Lo tengo claro: me hacen feliz. Llenan el día de esperanza e ilusión. Dibujan en mi interior esa alegría que posteriormente refleja una sonrisa en mi cara. Grandes creadores, con esa capacidad innata de expresar, decir, compartir e imaginar. Un regalo para nuestras vidas encorsetadas, marcadas por los prejuicios y la moral social en la que pesa demasiado la opinión de los demás. Juegan con la creatividad. Dan rienda suelta a esa capacidad que poco a poco van perdiendo, o que quizás nosotros, los adultos, les vamos arrebatando con una realidad que creemos mejor para ellos. Hacemos fila para mantener un orden, repetimos al unísono un buenos días por aquello de la buena educación y continuamos pintando todos el sol de amarillo porque…, ¿de qué color si no? ¿Una casa redonda? ¿Un árbol azul? Locuras que con tiempo y mucho esfuerzo conseguimos llevar a la normalidad. Ken Robinson, en una de sus ponencias, afirma que “somos educados para perder la creatividad”.
Conseguimos que nuestros niños sean metódicos, que no se salgan de la regla marcada en una estructura sólida y basada en la adquisición de conocimiento. Les negamos el derecho de expresarse libremente. Hasta llegamos a elegir, sin preguntarles si quiera, el regalo del día del padre o de la madre. Vemos la creatividad como algo exclusivo de las artes y no como un todo que envuelve al individuo y lo hace crecer como persona.
Estos tiempos exigen personas innovadoras y creativas.
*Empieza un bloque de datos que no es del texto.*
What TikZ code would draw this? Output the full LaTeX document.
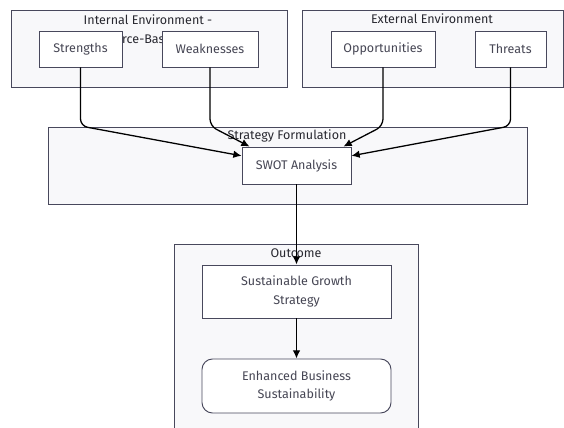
\documentclass[tikz,border=0pt]{standalone}
\usepackage{fontspec}
\setmainfont{Fira Sans}
\usepackage{tikz}
\usetikzlibrary{positioning,arrows.meta,fit,calc}

\definecolor{grpfill}{RGB}{248,248,250}
\definecolor{edgeclr}{RGB}{72,72,92}
\definecolor{txtclr}{RGB}{70,70,84}
\definecolor{ttlclr}{RGB}{40,40,48}

\begin{document}
\begin{tikzpicture}[x=0.03cm,y=-0.03cm,
    font=\fontsize{10.7}{15.5}\selectfont,
    grp/.style={draw=edgeclr,fill=grpfill,line width=0.8pt,inner sep=0pt},
    ttl/.style={text=ttlclr,inner sep=0pt,align=center},
    box/.style={draw=edgeclr,fill=white,text=txtclr,line width=0.8pt,align=center,inner sep=2pt},
    flow/.style={-{Latex[length=7pt,width=6.5pt]},line width=1.1pt,rounded corners=6pt}]
     \useasboundingbox (0,0) rectangle (564,428);

     % groups
     \coordinate (i1) at (11,10);  \coordinate (i2) at (287,87);
     \coordinate (e1) at (302,10); \coordinate (e2) at (563,87);
     \coordinate (s1) at (48,127); \coordinate (s2) at (527,204);
     \coordinate (o1) at (174,244); \coordinate (o2) at (418,450);
     \node[grp,fit=(i1) (i2)] (intenv) {};
     \node[grp,fit=(e1) (e2)] (extenv) {};
     \node[grp,fit=(s1) (s2)] (stratf) {};
     \node[grp,fit=(o1) (o2)] (outc) {};

     \node[ttl,font=\fontsize{10.7}{16}\selectfont] at (148,29.5) {Internal Environment -\\Resource-Based View};
     \node[ttl] at (432,19) {External Environment};
     \node[ttl] at (287,136) {Strategy Formulation};
     \node[ttl] at (296,253) {Outcome};

     % nodes
     \node[box,minimum width=83*0.03cm,minimum height=36*0.03cm] (str) at (80.5,49) {Strengths};
     \node[box,minimum width=96*0.03cm,minimum height=36*0.03cm] (weak) at (210,49) {Weaknesses};
     \node[box,minimum width=104*0.03cm,minimum height=36*0.03cm] (opp) at (383,49) {Opportunities};
     \node[box,minimum width=71*0.03cm,minimum height=36*0.03cm] (thr) at (510.5,49) {Threats};
     \node[box,minimum width=109*0.03cm,minimum height=37*0.03cm] (swot) at (296.5,165.5) {SWOT Analysis};
     \node[box,minimum width=189*0.03cm,minimum height=53*0.03cm] (sgs) at (296.5,291.5) {Sustainable Growth\\Strategy};
     \node[box,rounded corners=9pt,minimum width=189*0.03cm,minimum height=54*0.03cm] (ebs) at (296.5,386) {Enhanced Business\\Sustainability};

     % connectors
     \coordinate (bend) at (0,126);
     \draw[flow] (str.south) -- (str.south |- bend) -- (swot.170);
     \draw[flow] (weak.south) -- (weak.south |- bend) -- (swot.158);
     \draw[flow] (opp.south) -- (opp.south |- bend) -- (swot.22);
     \draw[flow] (thr.south) -- (thr.south |- bend) -- (swot.10);
     \draw[flow] (swot) -- (sgs);
     \draw[flow] (sgs) -- (ebs);
\end{tikzpicture}
\end{document}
Hagamos que los niños desarrollen su creatividad y conseguiremos adultos con iniciativa, confianza, flexibles, sin miedo al error y preparados para superar los obstáculos de sus vidas. Los niños se arriesgan, no tienen miedo a equivocarse y de ahí sale la originalidad. Demos libertad; que jueguen y descubran. Entremos en debates y discusiones apoyando sus ideas. Tengamos confianza en ellos para que ellos tengan confianza en sí mismos. Dejemos que sean felices haciendo lo que mejor saben hacer: crear.